Europe violating trade rules, WTO finds

By Naomi Koppel
Associated Press

GENEVA — The European Union has broken international trade rules by subsidizing sugar producers, the World Trade Organization ruled yesterday.

Sugar exporters are getting more in government handouts than is allowed under WTO rules, bringing down the price of sugar on the world market and making it difficult for producers in other countries to compete, a three-member panel of legal experts said.

The panel made the ruling following complaints from Brazil, Australia and Thailand, all major sugar producers. The main points in the report had been leaked after the ruling was sent confidentially to the governments last month, but the report was made public yesterday.

Brussels immediately said it will appeal.

"The EU will abide by its international obligations. But at the same time we will defend the legitimate interests of EU sugar producers and the preferential access enjoyed by developing countries into the EU," trade commissioner Pascal Lamy said.

EU sugar prices are more than four times higher than the global market rate and are protected by massive import tariffs.

Brussels also pays export subsidies to get millions of tons of sugar a year off its market, helping keep EU prices high and support Europe's farmers. The 1994 WTO Agriculture Agreement sets a quota of 1.43 million tons for which the EU is allowed to pay subsidies.

EU producers don't receive direct payments for the 3.3 million tons they export beyond this quota, but the complainants allege that payments for the "quota sugar" effectively subsidize the rest, and that sugar producers can buy beets at less than the cost of production.

Since sugar is so expensive to produce in the EU, opponents of European policy argue, producers wouldn't be able to sell it elsewhere unless they were subsidized.

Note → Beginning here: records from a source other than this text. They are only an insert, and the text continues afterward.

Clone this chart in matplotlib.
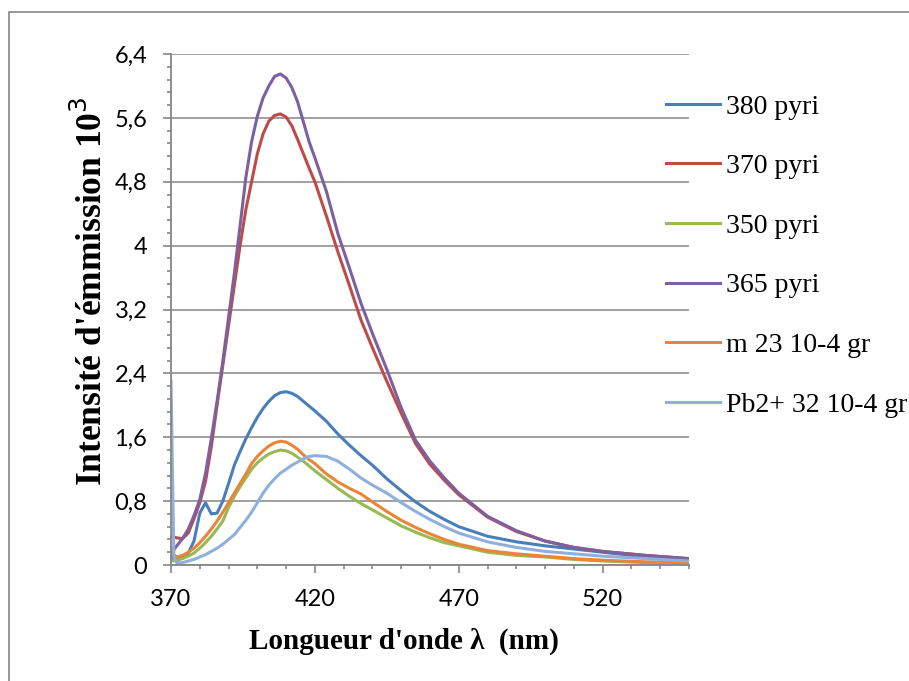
import matplotlib
matplotlib.use("Agg")
import matplotlib.pyplot as plt
from matplotlib.patches import Rectangle
from matplotlib.ticker import MultipleLocator, FixedLocator, FixedFormatter

# longueurs d'onde (nm)
wl = [370, 371, 372, 374, 376, 378, 380, 382, 384, 386, 388, 390, 392, 394, 396, 398,
      400, 402, 404, 406, 408, 410, 412, 414, 416, 418, 420, 424, 428, 432, 436, 440,
      445, 450, 455, 460, 465, 470, 480, 490, 500, 510, 520, 535, 550]

# intensités (x 10^3)
pyri_380 = [0.10, 0.08, 0.08, 0.10, 0.15, 0.30, 0.65, 0.78, 0.64, 0.65, 0.80, 1.02, 1.25, 1.42, 1.58, 1.72,
            1.85, 1.96, 2.05, 2.12, 2.16, 2.17, 2.15, 2.11, 2.05, 1.99, 1.93, 1.80, 1.64, 1.50, 1.37, 1.25,
            1.08, 0.93, 0.79, 0.67, 0.57, 0.48, 0.36, 0.29, 0.24, 0.20, 0.16, 0.10, 0.06]
pyri_370 = [0.35, 0.35, 0.34, 0.33, 0.40, 0.58, 0.78, 1.05, 1.48, 2.00, 2.50, 3.00, 3.50, 4.00, 4.45, 4.80,
            5.15, 5.40, 5.56, 5.63, 5.65, 5.61, 5.50, 5.33, 5.15, 4.97, 4.80, 4.37, 3.92, 3.50, 3.07, 2.72,
            2.30, 1.90, 1.52, 1.26, 1.06, 0.88, 0.60, 0.42, 0.30, 0.22, 0.17, 0.12, 0.08]
pyri_350 = [0.06, 0.05, 0.06, 0.08, 0.11, 0.15, 0.21, 0.28, 0.36, 0.45, 0.55, 0.72, 0.86, 0.98, 1.09, 1.20,
            1.28, 1.34, 1.39, 1.42, 1.44, 1.43, 1.40, 1.35, 1.30, 1.24, 1.18, 1.07, 0.96, 0.86, 0.77, 0.69,
            0.59, 0.49, 0.41, 0.34, 0.28, 0.24, 0.16, 0.12, 0.10, 0.07, 0.05, 0.03, 0.02]
pyri_365 = [0.12, 0.19, 0.24, 0.33, 0.45, 0.62, 0.82, 1.15, 1.58, 2.05, 2.55, 3.10, 3.65, 4.25, 4.85, 5.30,
            5.62, 5.85, 6.00, 6.12, 6.15, 6.10, 5.98, 5.80, 5.55, 5.30, 5.10, 4.68, 4.15, 3.72, 3.28, 2.90,
            2.45, 1.97, 1.56, 1.30, 1.09, 0.90, 0.61, 0.43, 0.30, 0.22, 0.17, 0.12, 0.08]
m23 = [0.22, 0.13, 0.10, 0.12, 0.16, 0.21, 0.28, 0.36, 0.45, 0.55, 0.66, 0.78, 0.90, 1.02, 1.14, 1.27,
       1.36, 1.43, 1.49, 1.53, 1.55, 1.54, 1.50, 1.45, 1.38, 1.32, 1.27, 1.14, 1.04, 0.96, 0.89, 0.79,
       0.67, 0.56, 0.47, 0.39, 0.32, 0.26, 0.18, 0.14, 0.11, 0.08, 0.06, 0.04, 0.03]
pb2 = [2.30, 0.10, 0.03, 0.03, 0.05, 0.07, 0.10, 0.13, 0.17, 0.21, 0.26, 0.32, 0.38, 0.47, 0.56, 0.66,
       0.78, 0.90, 1.00, 1.08, 1.15, 1.20, 1.25, 1.29, 1.33, 1.36, 1.37, 1.36, 1.30, 1.20, 1.09, 1.00,
       0.90, 0.78, 0.67, 0.57, 0.48, 0.40, 0.29, 0.22, 0.17, 0.14, 0.11, 0.08, 0.05]

series = [
    ("380 pyri", pyri_380, "#4A7EBB"),
    ("370 pyri", pyri_370, "#BE4B48"),
    ("350 pyri", pyri_350, "#98B954"),
    ("365 pyri", pyri_365, "#7D60A0"),
    ("m 23 10-4 gr", m23, "#EA8537"),
    ("Pb2+ 32 10-4 gr", pb2, "#8FB0DC"),
]

y_ticks = [0, 0.8, 1.6, 2.4, 3.2, 4, 4.8, 5.6, 6.4]
y_labels = ["0", "0,8", "1,6", "2,4", "3,2", "4", "4,8", "5,6", "6,4"]
x_ticks = [370, 420, 470, 520]

W, H = 909, 681
fig = plt.figure(figsize=(W / 100, H / 100), dpi=100)
ax = fig.add_axes([171 / W, 1 - 565 / H, (689 - 171) / W, (565 - 54) / H])

grey = "#868686"
for label, vals, col in series:
    ax.plot(wl, vals, color=col, lw=2.2, label=label, solid_joinstyle="round")

ax.set_xlim(370, 550)
ax.set_ylim(0, 6.4)
ax.yaxis.set_major_locator(FixedLocator(y_ticks))
ax.yaxis.set_major_formatter(FixedFormatter(y_labels))
ax.yaxis.set_minor_locator(MultipleLocator(0.16))
ax.xaxis.set_major_locator(FixedLocator(x_ticks))
ax.xaxis.set_minor_locator(MultipleLocator(10))
ax.grid(axis="y", which="major", color=grey, lw=1.1)
ax.set_axisbelow(True)

for s in ("top", "right"):
    ax.spines[s].set_visible(False)
for s in ("left", "bottom"):
    ax.spines[s].set_color(grey)
    ax.spines[s].set_linewidth(1.3)

ax.tick_params(which="major", length=6, width=1.2, color=grey, pad=11)
ax.tick_params(which="minor", length=3.2, width=1.2, color=grey)
for t in ax.get_xticklabels() + ax.get_yticklabels():
    t.set_fontfamily("Lato")
    t.set_fontsize(17)

fig.text(404 / W, 1 - 641 / H, "Longueur d'onde λ  (nm)", ha="center", va="center",
         fontsize=21, fontweight="bold", family="Liberation Serif")
fig.text(92 / W, 1 - 291 / H, "Intensité d'émmission 10$^3$", ha="center", va="center",
         rotation=90, fontsize=25.5, fontweight="bold", family="Liberation Serif")

leg = ax.legend(loc="upper left", bbox_to_anchor=(655 / W, 1 - 83 / H), bbox_transform=fig.transFigure,
                borderaxespad=0, frameon=False, handlelength=1.95, handletextpad=0.22,
                labelspacing=1.23, prop={"family": "Liberation Serif", "size": 20})

# cadre du graphique
fig.patches.append(Rectangle((9 / W, -0.1), 1.1, 1.1 - 12 / H, transform=fig.transFigure,
                             fill=False, edgecolor=grey, lw=1.2))

fig.savefig("out.png", dpi=100)
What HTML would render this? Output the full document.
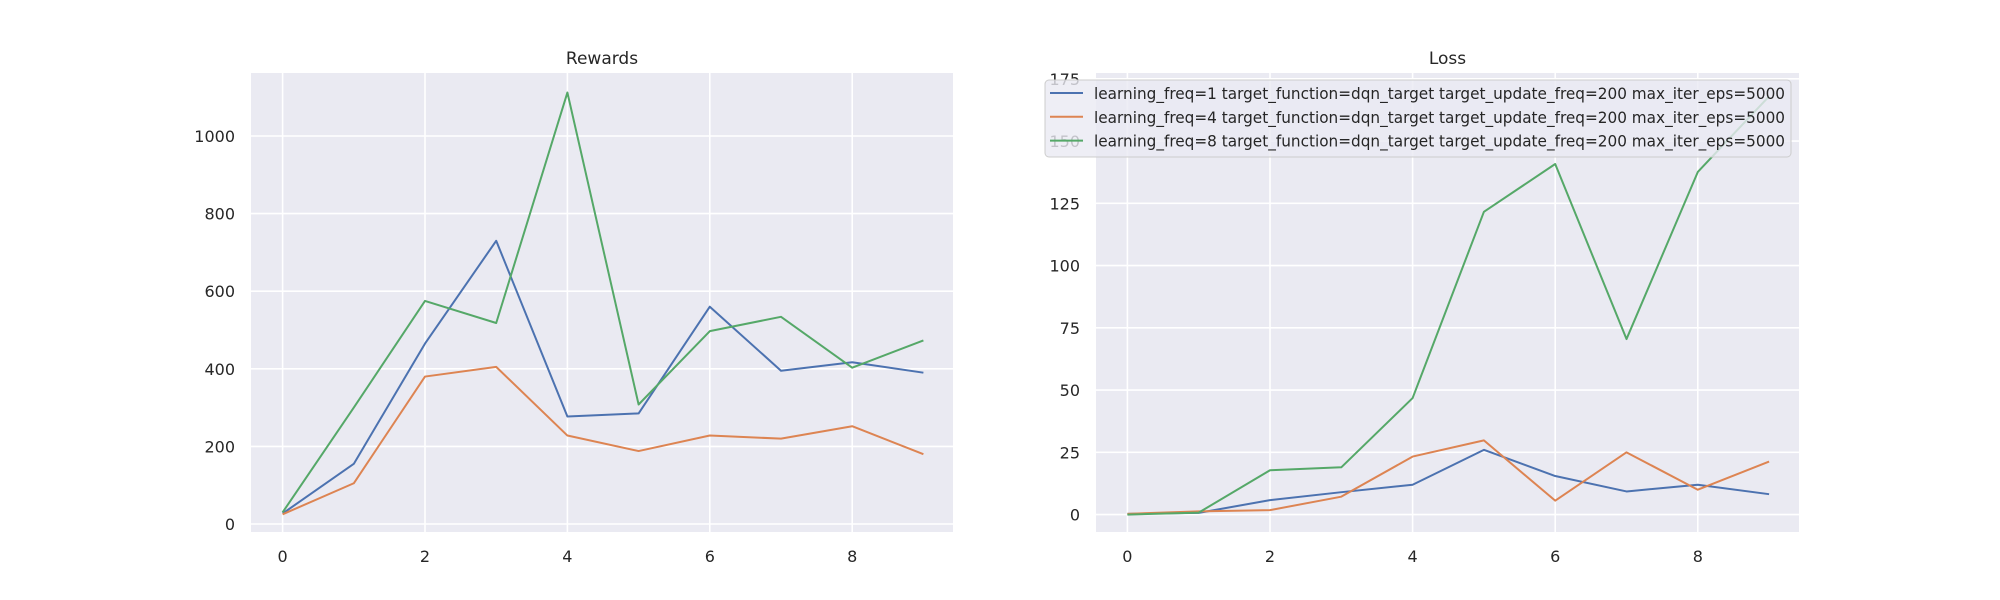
<!DOCTYPE html>
<html><head><meta charset="utf-8"><style>
html,body{margin:0;padding:0;background:#fff;}
svg{display:block;font-family:"DejaVu Sans","Liberation Sans",sans-serif;}
</style></head><body>
<svg id="chart" width="2000" height="600" viewBox="0 0 2000 600"></svg>
<script>
const xs = [0,1,2,3,4,5,6,7,8,9];
const xTicks = [0,2,4,6,8];
const rewardsBlue = [27,155,465,730,277,285,560,395,417,390];
const rewardsOrange = [25,105,380,405,228,188,228,220,252,180];
const rewardsGreen = [30,300,575,518,1112,308,497,534,403,473];
const rewardTicks = [0,200,400,600,800,1000];
const lossBlue = [0.3,0.7,5.8,9,12,26,15.5,9.3,12,8.2];
const lossOrange = [0.3,1.3,1.8,7.2,23.3,29.8,5.6,25,10,21.3];
const lossGreen = [0,0.8,17.8,19,46.8,121.6,140.8,70.5,137.6,168];
const lossTicks = [0,25,50,75,100,125,150,175];
const seriesLabels = [
 "learning_freq=1 target_function=dqn_target target_update_freq=200 max_iter_eps=5000",
 "learning_freq=4 target_function=dqn_target target_update_freq=200 max_iter_eps=5000",
 "learning_freq=8 target_function=dqn_target target_update_freq=200 max_iter_eps=5000"];
const colors = ["#4c72b0","#dd8452","#55a868"];

const NS="http://www.w3.org/2000/svg";
const svg=document.getElementById('chart');
function mk(tag,attrs,parent){const e=document.createElementNS(NS,tag);for(const k in attrs)e.setAttribute(k,attrs[k]);(parent||svg).appendChild(e);return e;}

function panel(cfg){
  const g=mk('g',{});
  
  
  const bg=mk('rect',{x:cfg.left,y:73,width:cfg.right-cfg.left,height:459,fill:'#eaeaf2'},g);
  
  
  const xf=v=>cfg.x0+v*cfg.xu;
  const yf=v=>cfg.y0-v*cfg.yu;
  xTicks.forEach(t=>{
    const l=mk('line',{x1:xf(t),x2:xf(t),y1:73,y2:532,stroke:'#fff','stroke-width':1.6},g);
    
    
    const tx=mk('text',{x:xf(t),y:562,'text-anchor':'middle','font-size':16,fill:'#262626'},g);
    tx.textContent=t;
    
    
  });
  cfg.ticks.forEach(t=>{
    const l=mk('line',{x1:cfg.left,x2:cfg.right,y1:yf(t),y2:yf(t),stroke:'#fff','stroke-width':1.6},g);
    
    
    const tx=mk('text',{x:cfg.left-16,y:yf(t)+6,'text-anchor':'end','font-size':16,fill:'#262626'},g);
    tx.textContent=t;
    
    
  });
  cfg.series.forEach((s,i)=>{
    const p=mk('polyline',{points:s.map((v,j)=>xf(xs[j])+','+yf(v)).join(' '),fill:'none',stroke:colors[i],'stroke-width':2,'stroke-linejoin':'round'},g);
    
    
  });
  const ti=mk('text',{x:(cfg.left+cfg.right)/2,y:64,'text-anchor':'middle','font-size':17,fill:'#262626'},g);
  ti.textContent=cfg.title;
  
  
}
panel({name:'rewards-panel',title:'Rewards',left:251,right:953,x0:282.6,xu:71.2,y0:524,yu:0.388,ticks:rewardTicks,series:[rewardsBlue,rewardsOrange,rewardsGreen]});
panel({name:'loss-panel',title:'Loss',left:1096,right:1799,x0:1127.4,xu:71.3,y0:514.6,yu:2.49,ticks:lossTicks,series:[lossBlue,lossOrange,lossGreen]});

const lg=mk('g',{});


mk('rect',{x:1045,y:80,width:746,height:77,rx:4,fill:'#eaeaf2','fill-opacity':0.8,stroke:'#cccccc','stroke-width':1},lg);
seriesLabels.forEach((s,i)=>{
  const y=93+i*23.8;
  const ln=mk('line',{x1:1050,x2:1083,y1:y,y2:y,stroke:colors[i],'stroke-width':2},lg);
  
  
  const t=mk('text',{x:1094,y:y+6,'font-size':16,fill:'#262626',textLength:691,lengthAdjust:'spacingAndGlyphs'},lg);
  t.textContent=s;
  
  
});
</script>
</body></html>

The development charity Oxfam estimates that last year $985 million in EU subsidies went to six sugar giants, including Germany's Sudzucker, Britain's Tate & Lyle and France's Beghin Say.

The panel ruled that the EU had failed to prove that sugar above the quota wasn't getting government support, and therefore it should be considered subsidized.

It also ruled that illegal subsidies were being paid on the re-export of 1.76 million U.S. tons of sugar bought from mostly former European colonies in Africa, the Caribbean and the Pacific — which enjoy preferential import tariffs in the EU.

It ordered the EU to "bring its measures into conformity" with WTO rules.

To avoid affecting the poor nations with preferential deals, it suggested this should be done by considering "measures to bring its production of sugar more into line with domestic consumption" — in other words, by discouraging EU farmers from growing beets and producers from refining it.

The EU has announced plans for gradual reform to reduce the export aid and the quantities of sugar that qualify for it. But the bloc may now be forced to cut the payments more abruptly.